▸ WORK REQUIRED:
Without including any pictures, write out the listing below exactly.

— start RAW DATA —

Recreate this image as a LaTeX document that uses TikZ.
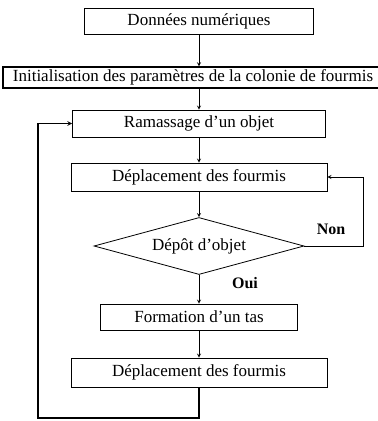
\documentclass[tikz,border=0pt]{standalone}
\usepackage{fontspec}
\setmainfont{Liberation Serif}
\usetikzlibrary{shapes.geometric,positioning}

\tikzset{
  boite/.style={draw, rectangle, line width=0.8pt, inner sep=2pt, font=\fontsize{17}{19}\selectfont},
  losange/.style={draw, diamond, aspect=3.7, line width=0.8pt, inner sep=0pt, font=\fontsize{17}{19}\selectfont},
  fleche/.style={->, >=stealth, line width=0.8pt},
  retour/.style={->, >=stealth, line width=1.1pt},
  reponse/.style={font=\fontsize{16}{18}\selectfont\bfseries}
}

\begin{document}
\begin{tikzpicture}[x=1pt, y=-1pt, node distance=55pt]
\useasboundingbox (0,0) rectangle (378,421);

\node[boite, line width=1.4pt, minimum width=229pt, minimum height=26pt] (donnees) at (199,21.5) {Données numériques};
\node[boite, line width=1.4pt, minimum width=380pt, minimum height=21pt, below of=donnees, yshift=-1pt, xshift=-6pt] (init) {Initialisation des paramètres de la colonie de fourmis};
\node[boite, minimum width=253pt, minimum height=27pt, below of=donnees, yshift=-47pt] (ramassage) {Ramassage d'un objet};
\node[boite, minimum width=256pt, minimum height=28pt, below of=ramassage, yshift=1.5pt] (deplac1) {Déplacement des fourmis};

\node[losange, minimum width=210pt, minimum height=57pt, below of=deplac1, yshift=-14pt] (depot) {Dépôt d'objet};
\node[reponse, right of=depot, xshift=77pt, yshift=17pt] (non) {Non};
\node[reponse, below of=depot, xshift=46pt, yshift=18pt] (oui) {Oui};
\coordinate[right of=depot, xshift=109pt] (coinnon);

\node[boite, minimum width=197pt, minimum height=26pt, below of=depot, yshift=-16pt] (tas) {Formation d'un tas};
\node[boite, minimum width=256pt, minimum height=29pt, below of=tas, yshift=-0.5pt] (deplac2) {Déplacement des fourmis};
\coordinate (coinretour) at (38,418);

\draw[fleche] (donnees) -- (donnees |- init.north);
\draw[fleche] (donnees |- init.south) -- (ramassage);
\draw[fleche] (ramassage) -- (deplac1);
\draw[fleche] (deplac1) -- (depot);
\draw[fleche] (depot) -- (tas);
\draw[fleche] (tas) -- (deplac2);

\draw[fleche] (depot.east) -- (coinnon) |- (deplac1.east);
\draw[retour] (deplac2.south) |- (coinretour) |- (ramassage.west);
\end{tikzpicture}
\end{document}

— end RAW DATA —

▸ OUTPUT:
Recreate this image as a LaTeX document that uses TikZ.
\documentclass[tikz,border=0pt]{standalone}
\usepackage{fontspec}
\setmainfont{Liberation Serif}
\usetikzlibrary{shapes.geometric,positioning}

\tikzset{
  boite/.style={draw, rectangle, line width=0.8pt, inner sep=2pt, font=\fontsize{17}{19}\selectfont},
  losange/.style={draw, diamond, aspect=3.7, line width=0.8pt, inner sep=0pt, font=\fontsize{17}{19}\selectfont},
  fleche/.style={->, >=stealth, line width=0.8pt},
  retour/.style={->, >=stealth, line width=1.1pt},
  reponse/.style={font=\fontsize{16}{18}\selectfont\bfseries}
}

\begin{document}
\begin{tikzpicture}[x=1pt, y=-1pt, node distance=55pt]
\useasboundingbox (0,0) rectangle (378,421);

\node[boite, line width=1.4pt, minimum width=229pt, minimum height=26pt] (donnees) at (199,21.5) {Données numériques};
\node[boite, line width=1.4pt, minimum width=380pt, minimum height=21pt, below of=donnees, yshift=-1pt, xshift=-6pt] (init) {Initialisation des paramètres de la colonie de fourmis};
\node[boite, minimum width=253pt, minimum height=27pt, below of=donnees, yshift=-47pt] (ramassage) {Ramassage d'un objet};
\node[boite, minimum width=256pt, minimum height=28pt, below of=ramassage, yshift=1.5pt] (deplac1) {Déplacement des fourmis};

\node[losange, minimum width=210pt, minimum height=57pt, below of=deplac1, yshift=-14pt] (depot) {Dépôt d'objet};
\node[reponse, right of=depot, xshift=77pt, yshift=17pt] (non) {Non};
\node[reponse, below of=depot, xshift=46pt, yshift=18pt] (oui) {Oui};
\coordinate[right of=depot, xshift=109pt] (coinnon);

\node[boite, minimum width=197pt, minimum height=26pt, below of=depot, yshift=-16pt] (tas) {Formation d'un tas};
\node[boite, minimum width=256pt, minimum height=29pt, below of=tas, yshift=-0.5pt] (deplac2) {Déplacement des fourmis};
\coordinate (coinretour) at (38,418);

\draw[fleche] (donnees) -- (donnees |- init.north);
\draw[fleche] (donnees |- init.south) -- (ramassage);
\draw[fleche] (ramassage) -- (deplac1);
\draw[fleche] (deplac1) -- (depot);
\draw[fleche] (depot) -- (tas);
\draw[fleche] (tas) -- (deplac2);

\draw[fleche] (depot.east) -- (coinnon) |- (deplac1.east);
\draw[retour] (deplac2.south) |- (coinretour) |- (ramassage.west);
\end{tikzpicture}
\end{document}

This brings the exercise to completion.